Given that Japan’s 10-year government bond yield has surpassed 2% amidst concerns over Japan’s fiscal health, we’re resending this Focus that was originally published in June 2025.
There have been two key developments since then. The first is that the budget deficit in 2024 narrowed to a 32-year low of 1.7% of GDP in 2024, a far cry from the 6.5% the IMF predicted as recently as mid-2024 but close to our own estimates. Based on our proprietary trackers of Japan’s government revenue and spending, we estimate that the shortfall narrowed further to just -0.2% in 2025, far smaller than the analyst consensus of 2.5%. Please email me if you’d like to get access to our trackers.
The second is that Sanae Takaichi has become Prime Minister and passed a large supplementary budget last autumn. Even so, we expect the budget deficit to only increase marginally this year and the ratio of public debt to GDP to keep falling rapidly.
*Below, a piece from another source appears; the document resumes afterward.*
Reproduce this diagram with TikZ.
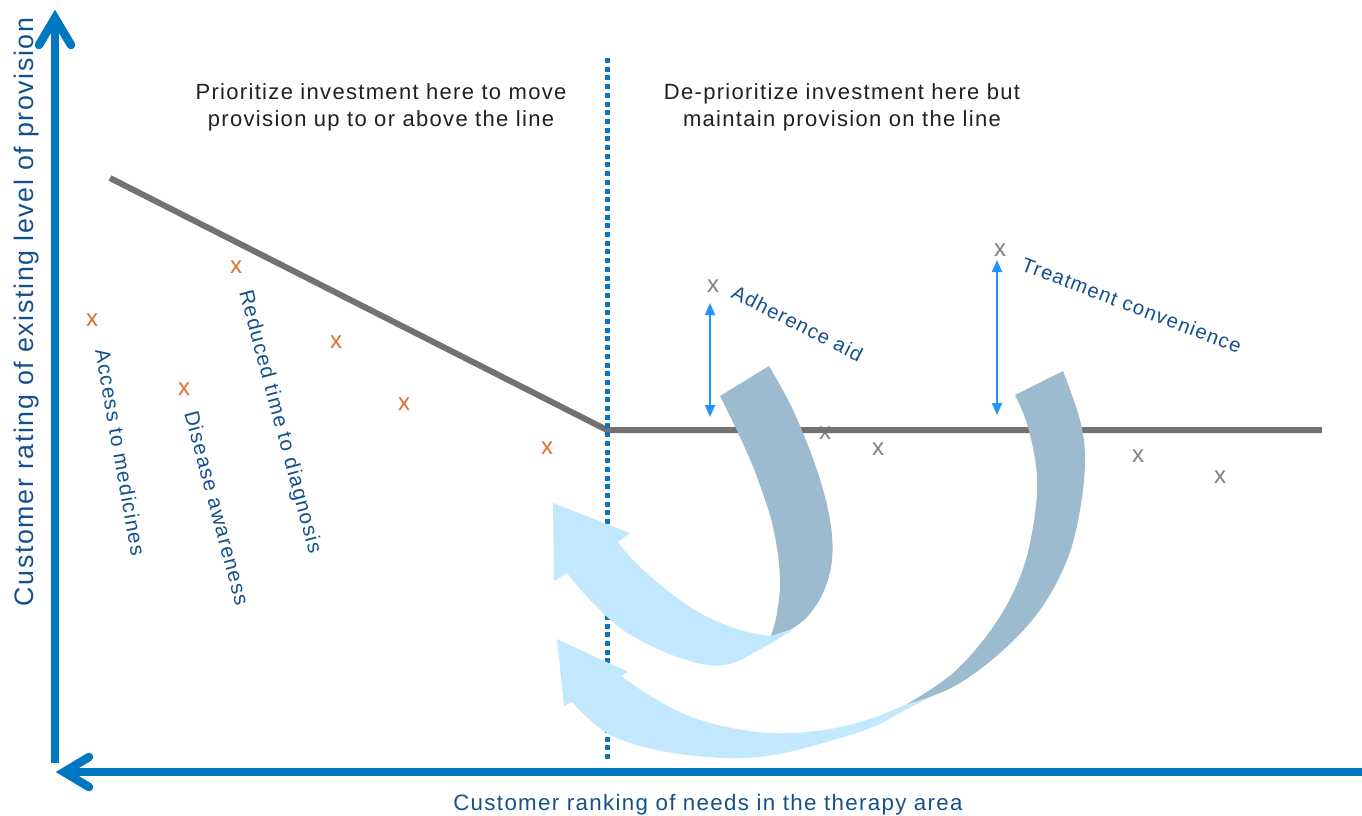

Most of the recent increase in long-term bond yields appears to have been driven by higher expectations for short-term interest rates as well as reduced demand from traditional investors in long-dated JGBs. Fiscal concerns don’t seem to be playing a major role, which makes sense because Japan’s fiscal health is improving. Our base case is that long-term yields won’t rise much further and that Japan will avoid a fiscal crisis.